Reading one byte will not read one byte from memory, it reads a cache line (64 byte).
if the cpu will guess next it will load next cache line (64 byte)? that is going to trash cache very fast
You have a very narrow view on the prefetch mechanism. You're missing here that prefetchers dosn't prefetch data all the time but only when specific scenario (such as reading sequential data) was detected. Then there is an exellent chance that prefetched line will required later on. Indeed, prefetcher can make mistakes but after all we don't want to get rid of caches (because of high latency on cache miss) or branch predictors (because of pipeline flush on wrong prediction). Except that there is many different techniques to avoid unwanted side effects (such as cache trashing).

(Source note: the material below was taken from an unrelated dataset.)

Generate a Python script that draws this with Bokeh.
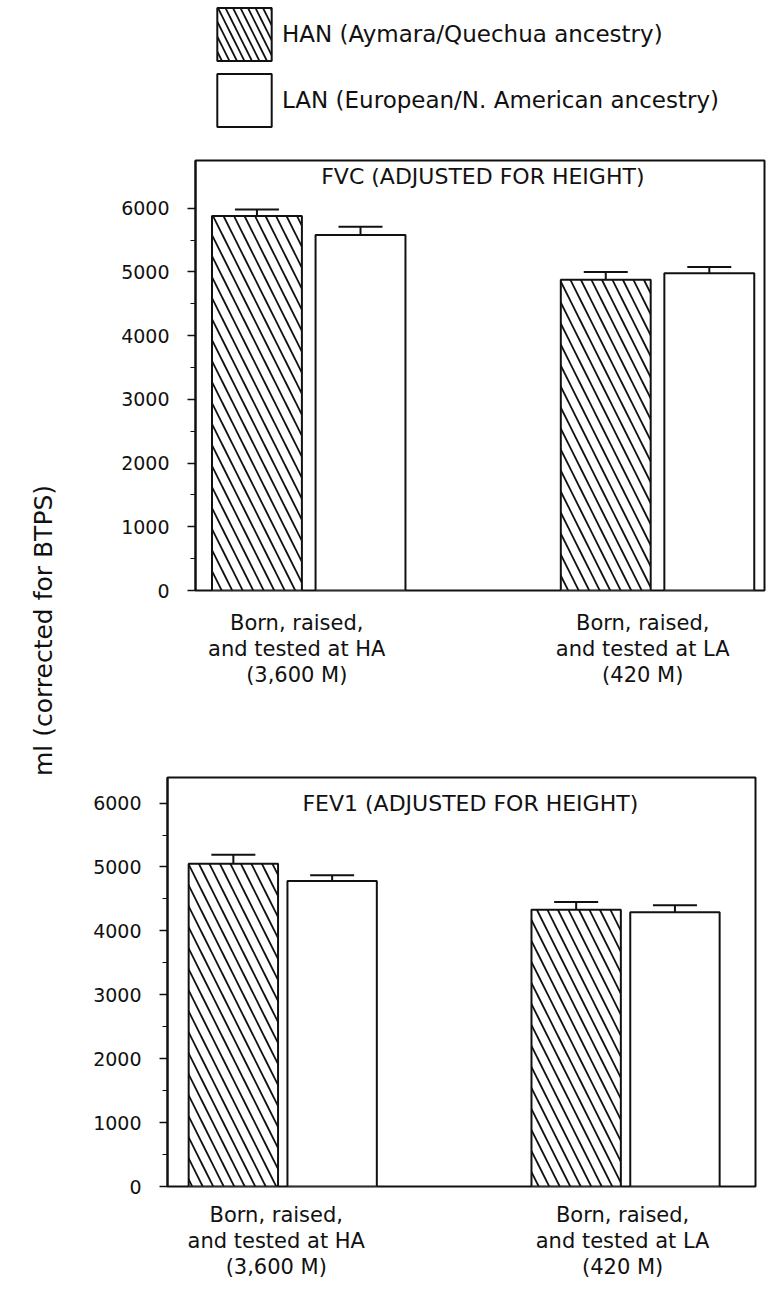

Your view on the cache architecture seems to me narrow too. Higher associativity leads to higher latency. So you can not make conclusion that more associativity is allways better. There is no clear winner here.

Quote Originally Posted by JumpingJack View Post
He is goading you ... you will not find that kind of information, nor does he know, caching policy and algorithms have never been disclosed to any level of detail that would satisfy a good answer to his question.

What he is trying to get you to admit that for sparse memory locality, large cache line fetches pollute the cache -- and Intel's prefetching sux rocks.
Yeh, now I see it.